As supply chain planning grows more complex, businesses increasingly rely on technologies that help them understand demand, test options, and build plans that can pivot and scale. These tools use analytics, machine learning, AI-driven insights, optimization, and cloud computing to support faster decisions and more resilient planning.
AI models study patterns in historical sales, seasonality, promotions, and external drivers – then update themselves as new data arrives. This improves forecasts and flags risks earlier, helping planners adjust before demand shifts affect service or inventory.
Algorithms evaluate material availability, capacity, costs, lead times, and sourcing rules. Some use AI-enhanced heuristics to explore more scenarios in less time – delivering supply and production plans that respect constraints while balancing service, efficiency, and working capital.
A digital supply chain twin mirrors suppliers, routes, or constraints of a real network. AI-powered simulation tools let planners test scenarios, model disruptions, and compare alternatives without any real-world risk.
Machine learning and AI tools identify where demand might shift, where supply could fall short, and which items are most at risk. They reduce last-minute disruption and let teams prioritize focus on the signals that matter most – catching issues earlier in the cycle.
Prescriptive analytics assess multiple data sets to suggest actions such as alternative sourcing, inventory moves, or capacity changes. AI-powered engines compare options quickly, helping teams evaluate trade-offs and choose paths that balance service goals with cost and feasibility.
Shared dashboards and digital workspaces let cross-functional teams work from the same assumptions, timelines, and data. This reduces version conflicts, breaks down data silos, and improves coordination between demand, supply, production, and finance.
Cloud connected tools helps teams coordinate inventory, supply, and capacity decisions across locations. This means multi-echelon plans can be recalculated faster than ever – supporting more frequent planning cycles, deeper what-if analysis, and faster responses.
No matter how beneficial it will be in the long run, asking teams to break habits and work in new ways is challenging. And because supply chain planning spans many different operational areas, misalignments can surface quickly.
When supply chain planning works at its best, the positive impact ripples across the entire business. It strengthens long-term performance with better customer service and more stable operations – leading to more confident choices that reflect both commercial and operational realities.
With reliable deliveries and consistent availability, you build trust with customers. Planning helps teams meet commitments even when conditions are shifting – keeping products in the right place at the right time and boosting satisfaction.
Well-balanced plans reduce expensive situations like rush orders, excess inventory, and unproductive changeovers. Weighing options early supports healthier margins and more efficient use of resources across the network.

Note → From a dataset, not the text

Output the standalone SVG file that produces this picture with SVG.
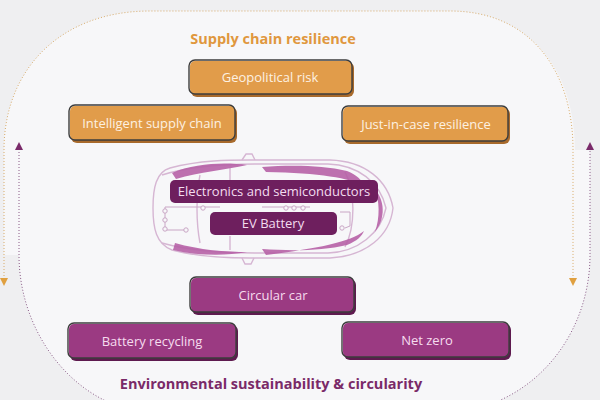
<svg xmlns="http://www.w3.org/2000/svg" width="600" height="400" viewBox="0 0 600 400">
<defs>
<style>
.title{font-family:"Open Sans","Liberation Sans",sans-serif;font-weight:700;font-size:14.5px;text-anchor:middle}
.lbl{font-family:"Open Sans","Liberation Sans",sans-serif;font-size:13px;text-anchor:middle}
.or .sh{fill:#a86a2c}
.or .fl{fill:#e19c4a}
.or text{fill:#fdf1e2}
.pu .sh{fill:#5e1a4f}
.pu .fl{fill:#9b3a82}
.pu text{fill:#f6dcef}
.ol{fill:none;stroke:#3d3d3d;stroke-width:1.4}
.dk{fill:#6e1f5e}
.dk text{fill:#f3dcef}
.car{fill:none;stroke:#d6b6d3;stroke-width:1.4}
.acc{fill:#b660a6;opacity:0.9}
.circ{fill:none;stroke:#c9a6c5;stroke-width:1}
.dot{fill:#f7f7f9;stroke:#c9a6c5;stroke-width:1}
</style>
<marker id="ao" markerWidth="8" markerHeight="8" refX="4" refY="4" orient="auto-start-reverse" markerUnits="userSpaceOnUse">
<path d="M0,0 L8,4 L0,8 Z" fill="#e0a040"/>
</marker>
<marker id="ap" markerWidth="8" markerHeight="8" refX="4" refY="4" orient="auto-start-reverse" markerUnits="userSpaceOnUse">
<path d="M0,0 L8,4 L0,8 Z" fill="#7a2a6a"/>
</marker>
</defs>
<rect width="600" height="400" fill="#efeff1"/>
<path d="M4,150 C4,70 60,11 150,11 L450,11 C530,11 575,70 575,150 L590,150 L590,255 C590,330 540,400 460,412 L140,412 C70,400 19,330 19,255 L4,255 Z" fill="#f7f7f9"/>
<g id="connectors">
<path d="M4,282 L4,150 C4,70 60,11 150,11 L450,11 C530,11 573,70 573,150 L573,282" fill="none" stroke="#d8ab6a" stroke-width="1" stroke-dasharray="1 2" marker-start="url(#ao)" marker-end="url(#ao)"/>
<path d="M19,146 L19,255 C19,330 70,400 140,412 L460,412 C540,400 590,330 590,255 L590,146" fill="none" stroke="#8a5a86" stroke-width="1" stroke-dasharray="1 2" marker-start="url(#ap)" marker-end="url(#ap)"/>
</g>
<text class="title" x="273" y="44" fill="#e0973e">Supply chain resilience</text>
<text class="title" x="271" y="389" fill="#7a2a68">Environmental sustainability &amp; circularity</text>
<g id="car">
<path class="car" d="M170,168 C200,160 230,160 250,160 L330,160 C365,161 388,180 393,208 C390,236 366,256 330,258 L250,258 C228,258 198,257 172,250 C156,244 153,228 153,208 C153,188 156,172 170,168 Z"/>
<path class="car" d="M162,175 C190,166 225,164 255,164 L328,164 C358,165 380,182 386,208 C381,233 358,252 328,253 L255,253 C225,253 190,251 162,243"/>
<path class="car" d="M242,160 L246,154 L252,154 L255,160 M242,258 L245,264 L251,264 L254,258"/>
<path class="car" d="M200,175 C196,195 196,222 200,243 M345,172 C355,190 356,226 345,247 M230,168 L230,180 M230,236 L230,250"/>
<path class="acc" d="M172,173 C195,163 225,162 247,165 C225,170 200,172 176,179 Z"/>
<path class="acc" d="M262,167 C290,165 322,165 347,171 C357,175 362,180 364,186 C350,178 320,173 266,172 Z"/>
<path class="acc" d="M175,243 C200,250 225,252 247,252 C225,256 200,256 173,250 Z"/>
<path class="acc" d="M262,249 C290,251 322,251 347,245 C357,241 362,236 364,231 C350,242 320,248 266,255 Z"/>
<path class="acc" d="M374,188 C385,200 386,218 375,232 C380,218 380,200 374,188 Z"/>
<path class="circ" d="M165,207 L220,207 M165,207 L165,230 L185,230 M262,207 L310,207 M340,212 L350,212 L350,226 L345,228"/>
<circle class="dot" cx="165" cy="211" r="2.2"/>
<circle class="dot" cx="165" cy="220" r="2.2"/>
<circle class="dot" cx="165" cy="229" r="2.2"/>
<circle class="dot" cx="186" cy="230" r="2.2"/>
<circle class="dot" cx="203" cy="208" r="2.2"/>
<circle class="dot" cx="286" cy="208" r="2.2"/>
<circle class="dot" cx="294" cy="208" r="2.2"/>
<circle class="dot" cx="303" cy="208" r="2.2"/>
<circle class="dot" cx="342" cy="228" r="2.2"/>
</g>
<g id="node-electronics" class="dk">
<rect x="170" y="180" width="208" height="23" rx="5"/>
<text class="lbl" x="274" y="196">Electronics and semiconductors</text>
</g>
<g id="node-ev-battery" class="dk">
<rect x="210" y="212" width="127" height="23" rx="5"/>
<text class="lbl" x="273" y="228">EV Battery</text>
</g>
<g id="node-geopolitical" class="or">
<rect class="sh" x="191" y="62" width="163" height="35" rx="6"/>
<rect class="fl" x="190" y="61" width="162" height="33" rx="5"/>
<rect class="ol" x="189" y="60" width="163" height="34" rx="6"/>
<text x="270" y="82" class="lbl">Geopolitical risk</text>
</g>
<g id="node-intelligent" class="or">
<rect class="sh" x="71" y="107" width="166" height="36" rx="6"/>
<rect class="fl" x="70" y="106" width="165" height="34" rx="5"/>
<rect class="ol" x="69" y="105" width="166" height="35" rx="6"/>
<text x="152" y="128" class="lbl">Intelligent supply chain</text>
</g>
<g id="node-justincase" class="or">
<rect class="sh" x="344" y="108" width="166" height="36" rx="6"/>
<rect class="fl" x="343" y="107" width="165" height="34" rx="5"/>
<rect class="ol" x="342" y="106" width="166" height="35" rx="6"/>
<text x="426" y="129" class="lbl">Just-in-case resilience</text>
</g>
<g id="node-circular" class="pu">
<rect class="sh" x="192" y="279" width="164" height="36" rx="6"/>
<rect class="fl" x="191" y="278" width="163" height="34" rx="5"/>
<rect class="ol" x="190" y="277" width="164" height="35" rx="6"/>
<text x="273" y="300" class="lbl">Circular car</text>
</g>
<g id="node-battery-recycling" class="pu">
<rect class="sh" x="70" y="325" width="168" height="36" rx="6"/>
<rect class="fl" x="69" y="324" width="167" height="34" rx="5"/>
<rect class="ol" x="68" y="323" width="168" height="35" rx="6"/>
<text x="152" y="346" class="lbl">Battery recycling</text>
</g>
<g id="node-net-zero" class="pu">
<rect class="sh" x="344" y="324" width="167" height="36" rx="6"/>
<rect class="fl" x="343" y="323" width="166" height="34" rx="5"/>
<rect class="ol" x="342" y="322" width="167" height="35" rx="6"/>
<text x="427" y="345" class="lbl">Net zero</text>
</g>
</svg>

Right-sized inventory means less cash tied up across plants, warehouses, and distribution centers. Accurate data helps teams hold stock where it matters most, freeing working capital for growth, investment, or operational improvements.
Balanced demand, supply, and inventory decisions help keep assortments in stock with accuracy and consistency. This keeps you competitive and lets you tailor inventory mixes across your channels.
Better planning reduces overproduction, unnecessary transport, and aging inventory that may need to be written off. AI tools can also recommend more efficient sourcing and production paths – for lower environmental impact and less material waste.
When plans align with real constraints, equipment and labor are used more consistently and efficiently. This reduces idle time, avoids bottlenecks, and helps operations teams make the most of constrained resources.